In May 2020, UTLC ERA services in both directions on route China – Europe for the first time exceeded the milestone of 500 container trains per month.
The operator says that while is maintaining a nonstop ‘green corridor’ for shipment of epidemic protection equipment, clothes, toys, electronics and home appliances are transported on the Eurasian transport route.
“Together with our shareholders, we have managed to create a good buffer for the throughput of our corridor in the previous months to enable the May shipment record. We are receiving increasingly more customer requests for transport of E-commerce products,” UTLC ERA CEO Alexey Grom said.
The China-Europe-China container transit in April 2020 reached 41,2 thousand TEU exceeding company’s estimations. In the first 4 months of the year, UTLC ERA shipped 108,7 thousand TEU, including 33 thousand TEU in the direction of Europe – China and 75,7 thousand TEU from China to Europe.
For the company, the coronavirus crisis is not a problem but a new opportunity for rail logistics which also ensured medical supply including epidemic protection equipment that is in high demand with the EU countries.

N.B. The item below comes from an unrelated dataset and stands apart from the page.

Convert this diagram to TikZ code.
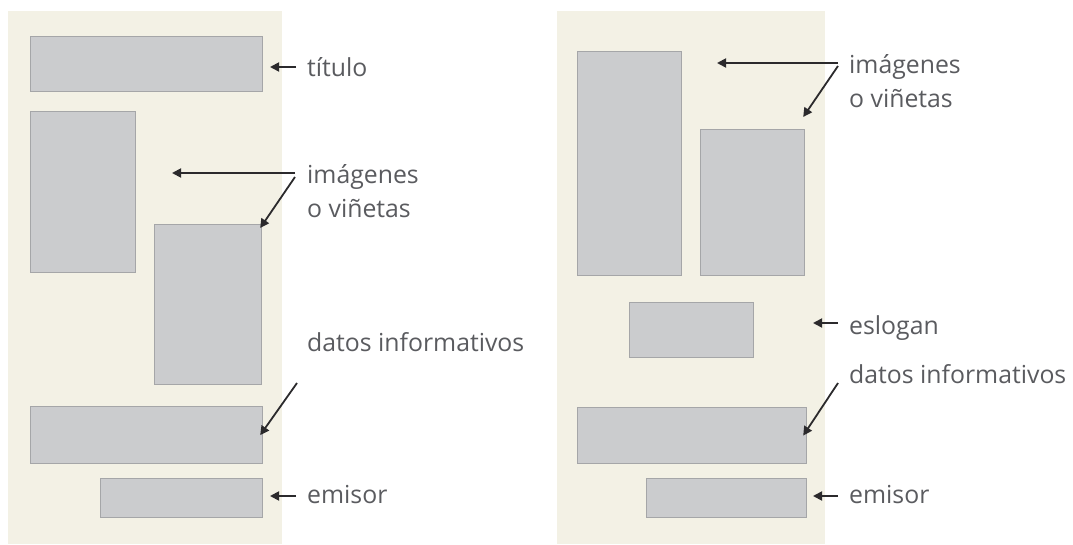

UTLC ERA is using the transport infrastructure of Kazakhstan, Russia and Belarus and has a last mile corridor reaching Lithuania, through Kaliningrad, and Poland. The company intends to transport 1 million TEU per year by 2024, a strategy that has huge opportunities provided by a high rail interest and geographic expansion. This year, the operator added five new locations in Europe of which three ibn Germany (Burghausen, Ludwigshafen and Sassnitz), one in Lithuania (Vilnius) and one in Poland (Gliwice, in Upper Silesia). The city of Shilong, in south-east of China, Guangdong Province, also attracted a strong interested to sea shipping.